The conflict at the heart of this book is the same as there is at the heart of the British TV industry; between the creative programme makers, convinced that they are on a mission to serve and enlighten the public, and on the other side, the money makers, who have to run the business so that everyone gets paid. The author, formerly head of documentaries at Granada, leaves you in no doubt about which side he stands on; much of the book is a hatchet job on Gerry Robinson and Charles Allen, the managers who laid off thousands of staff while personally enriching themselves and leaving Granada, as the author grimly concludes, "hollowed out".

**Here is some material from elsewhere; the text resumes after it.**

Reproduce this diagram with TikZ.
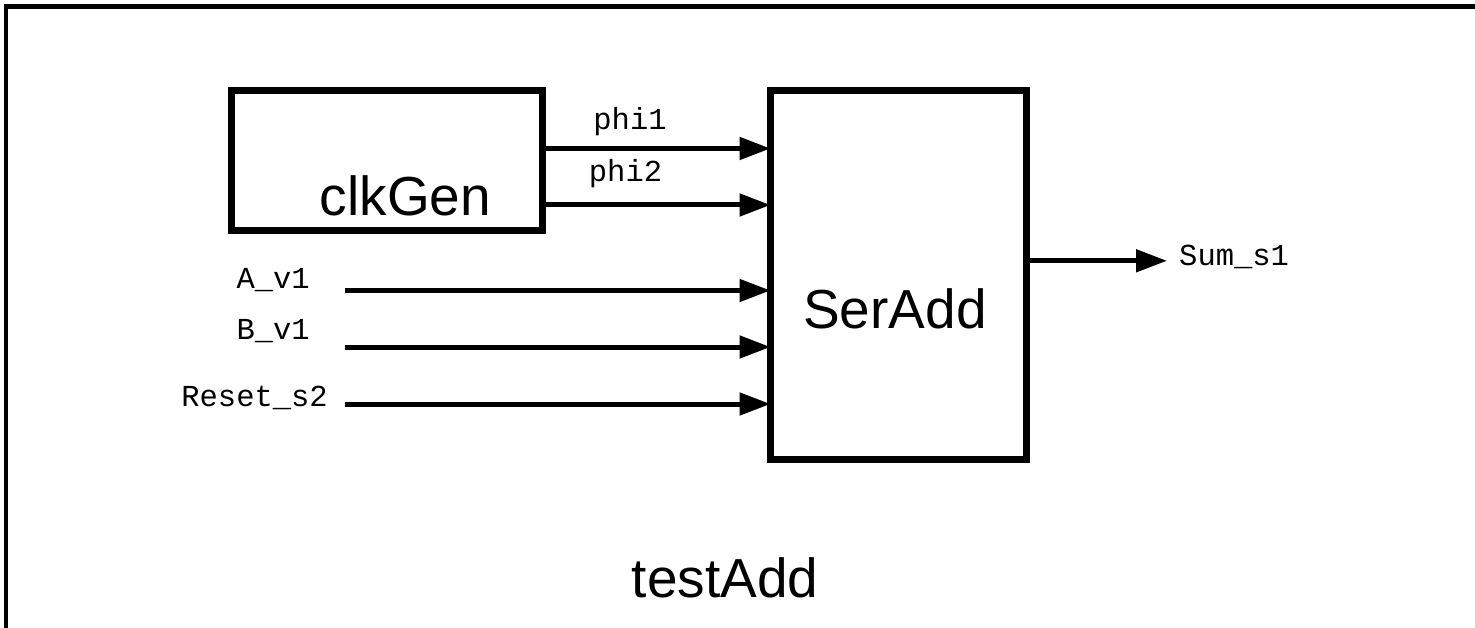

That is my problem with the book: it's terribly one-sided, making little reference to the context of technological change which has had an impact on the TV industry. Some slimming down of broadcasting had to take place - ITV hasn't lost viewers just because it was badly managed, but because cable, satellite and digital TV (which is barely mentioned) came along, and guess what - given the choice of 30 channels, people watch less ITV. The section at the end of the book which tries to put ITV's decline in the context of incompetent British industrial management is not without a grain of truth, but unconvincing, bolted on.
Certainly worth reading if you are interested in British TV, and quite good on the regulatory context of the Thatcher government in the 1980s and 1990s (not as boring as that makes it sound). Probably a difficult book to get much out of if you don't know some of the people involved.